Minuscule 436
- Text: Acts, Pauline epistles
- Date: 11th century
- Script: Greek
- Now at: Vatican Library
- Size: 20.8 cm by 16.3 cm
- Type: Alexandrian text-type
- Category: III

= Minuscule 436 =

Minuscule 436 (in the Gregory-Aland numbering), α 172 (in the Soden numbering), is a Greek minuscule manuscript of the New Testament, on parchment. Palaeographically it has been assigned to the 11th or 12th century.
Formerly it was labelled by 73^{a} and 80^{p}.

== Description ==

The codex contains the text of the Acts of the Apostles, Catholic epistles, and Pauline epistles on 165 parchment leaves with only one lacuna (Epistle to Philemon). Written in one column per page, in 30 lines per page. The leaves are arranged in quarto.

It contains Prolegomena, lists of the κεφαλαια (tables of contents) before each book, Menaion, lectionary markings at the margin (for church reading), Synaxarion, Menologion, and stichoi.
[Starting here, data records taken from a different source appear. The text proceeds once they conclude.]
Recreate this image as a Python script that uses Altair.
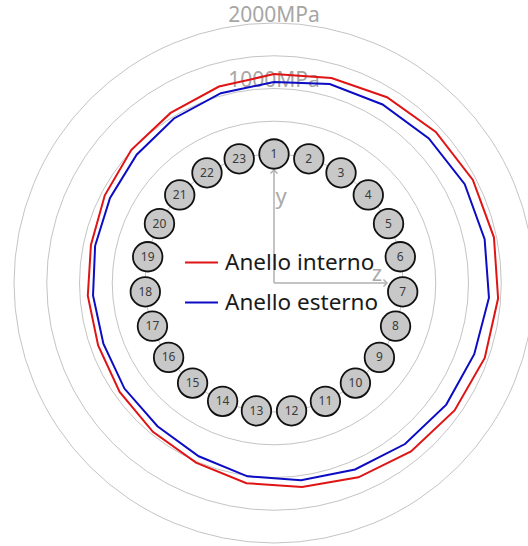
import altair as alt
import numpy as np
import pandas as pd

# ---------------- data ----------------
bars = list(range(1, 24))
interno = [1220, 1280, 1350, 1410, 1450, 1460, 1460, 1445, 1405, 1345, 1265, 1175,
           1115, 1020, 960, 915, 880, 880, 885, 940, 1010, 1070, 1145]
esterno = [1100, 1185, 1220, 1265, 1310, 1315, 1320, 1275, 1250, 1200, 1135, 1070,
           1010, 915, 850, 825, 795, 800, 820, 850, 900, 970, 1040]
series_names = ["Anello interno", "Anello esterno"]
grid_mpa = [0, 500, 1000, 1500, 2000]
grid_labels = ["", "", "1000MPa", "", "2000MPa"]
axis_names = ["y", "z"]

# ---------------- layout ----------------
R0 = 129.0     # radius of 0 MPa (ring of bars)
K = 0.0655     # radius units per MPa
AX_LEN = 113.0
N = len(bars)
ang = np.deg2rad(np.arange(N) * 360.0 / N)
FONT = "Noto Sans"


def rad(v):
    return R0 + K * np.asarray(v, dtype=float)


rows = []
for name, vals in zip(series_names, [interno, esterno]):
    r = rad(vals)
    for i in range(N + 1):
        j = i % N
        rows.append({"series": name, "ord": i,
                     "x": r[j] * np.sin(ang[j]), "y": r[j] * np.cos(ang[j])})
lines_df = pd.DataFrame(rows)

bars_df = pd.DataFrame({"bar": [str(b) for b in bars],
                        "x": R0 * np.sin(ang), "y": R0 * np.cos(ang)})

gr = rad(grid_mpa)
grid_df = pd.DataFrame({"mpa": grid_mpa, "label": grid_labels,
                        "cx": 0.0, "cy": 0.0, "r": gr, "size": (2 * gr) ** 2})

axis_df = pd.DataFrame({"name": axis_names,
                        "x0": [0.0, 0.0], "y0": [0.0, 0.0],
                        "x1": [0.0, AX_LEN], "y1": [AX_LEN, 0.0],
                        "lx": [7.0, 103.0], "ly": [86.0, 9.0]})

xs = alt.Scale(domain=[-274, 254], nice=False, zero=False)
ys = alt.Scale(domain=[-263, 283], nice=False, zero=False)


def X(f):
    return alt.X(f, type="quantitative", scale=xs, axis=None)


def Y(f):
    return alt.Y(f, type="quantitative", scale=ys, axis=None)


grid = alt.Chart(grid_df).mark_point(
    shape="circle", filled=False, stroke="#c4c4c4", strokeWidth=1, opacity=1
).encode(x=X("cx"), y=Y("cy"), size=alt.Size("size:Q", scale=None))

grid_text = alt.Chart(grid_df).transform_filter(alt.datum.label != "").mark_text(
    baseline="alphabetic", dy=-1.5, fontSize=21, font=FONT, color="#a6a6a6"
).encode(x=X("cx"), y=Y("r"), text="label:N")

lines = alt.Chart(lines_df).mark_line(strokeWidth=2).encode(
    x=X("x"), y=Y("y"), order="ord:Q",
    color=alt.Color("series:N",
                    scale=alt.Scale(domain=series_names, range=["#e01414", "#0c0cc4"]),
                    legend=alt.Legend(title=None, orient="none", legendX=184, legendY=245,
                                      symbolType="stroke", symbolSize=1089,
                                      symbolStrokeWidth=2, labelFontSize=22.5,
                                      labelFont=FONT, labelColor="#1a1a1a",
                                      labelOffset=6, rowPadding=11, padding=0,
                                      labelLimit=300)),
)

axes = alt.Chart(axis_df).mark_rule(color="#b0b0b0", strokeWidth=1.5).encode(
    x=X("x0"), y=Y("y0"), x2="x1", y2="y1")

head_up = alt.Chart(axis_df).transform_filter(alt.datum.name == "y").mark_point(
    shape="M-1,1L0,0L1,1", filled=False, stroke="#b0b0b0", strokeWidth=1.5,
    size=50, opacity=1).encode(x=X("x1"), y=Y("y1"))
head_right = alt.Chart(axis_df).transform_filter(alt.datum.name == "z").mark_point(
    shape="M-1,-1L0,0L-1,1", filled=False, stroke="#b0b0b0", strokeWidth=1.5,
    size=50, opacity=1).encode(x=X("x1"), y=Y("y1"))

axis_text = alt.Chart(axis_df).mark_text(
    fontSize=22, font=FONT, color="#aaaaaa"
).encode(x=X("lx"), y=Y("ly"), text="name:N")

bar_pts = alt.Chart(bars_df).mark_point(
    shape="circle", filled=True, fill="#c8c8c8", stroke="#111111",
    strokeWidth=1.8, size=870, opacity=1
).encode(x=X("x"), y=Y("y"))

bar_text = alt.Chart(bars_df).mark_text(
    fontSize=12, font=FONT, color="#3a3a3a"
).encode(x=X("x"), y=Y("y"), text="bar:N")

chart = alt.layer(grid, grid_text, lines, axes, head_up, head_right, axis_text,
                  bar_pts, bar_text).properties(
    width=528, height=546, padding=0, autosize=alt.AutoSizeParams(type="none"),
    background="white"
).configure_view(stroke=None)

chart.save("out.html", embed_options={"renderer": "svg", "actions": False})
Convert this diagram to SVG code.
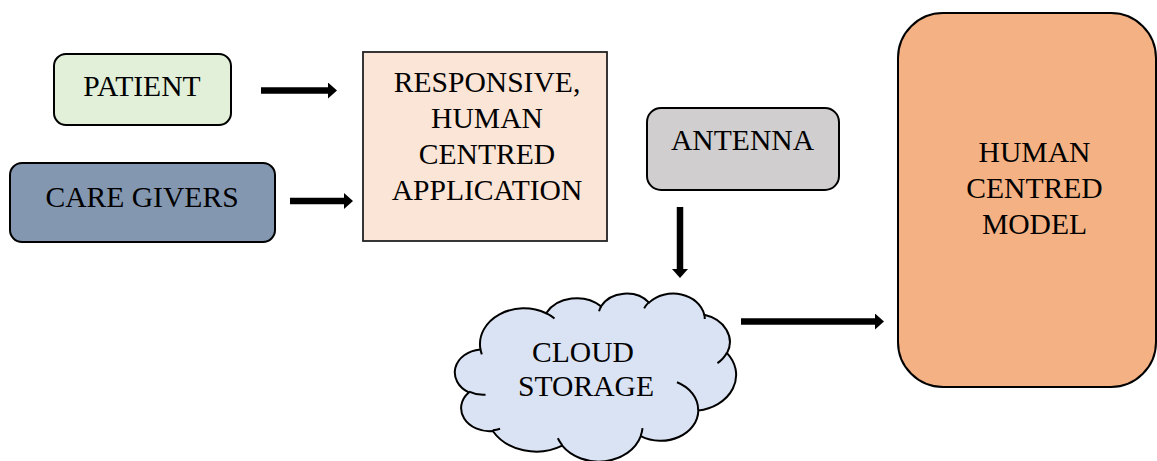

The order of books: Acts, Catholic epistles, Pauline epistles (Hebrews, 1 Timothy).

== Text ==

The Greek text of the codex is a representative of the Alexandrian text-type with numerous allies reading. Aland placed it in Category III.

According to F. H. A. Scrivener it is an excellent manuscript. According to Gregory its text is good.

In Romans 8:1 it has singular reading Ιησου κατα σαρκα περιπατουσιν αλλα κατα πνευμα, majority of manuscripts reads Ιησου μη κατα σαρκα περιπατουσιν αλλα κατα πνευμα.

In 1 Corinthians 2:1 it reads μυστηριον along with 𝔓^{46}, א, Α, C, 88, it^{a,r}, syr^{p}, cop^{bo}. Other manuscripts read μαρτυριον or σωτηριον.

In 1 Timothy 3:16 it has textual variant θεός ἐφανερώθη (God manifested) (Sinaiticus^{e}, A^{2}, C^{2}, D^{c}, K, L, P, Ψ, 81, 104, 181, 326, 330, 451, 614, 629, 630, 1241, 1739, 1877, 1881, 1962, 1984, 1985, 2492, 2495, Byz, Lect), against ὃς ἐφανερώθη (he was manifested) supported by Sinaiticus, Codex Alexandrinus, Ephraemi, Boernerianus, 33, 365, 442, 2127, ℓ 599.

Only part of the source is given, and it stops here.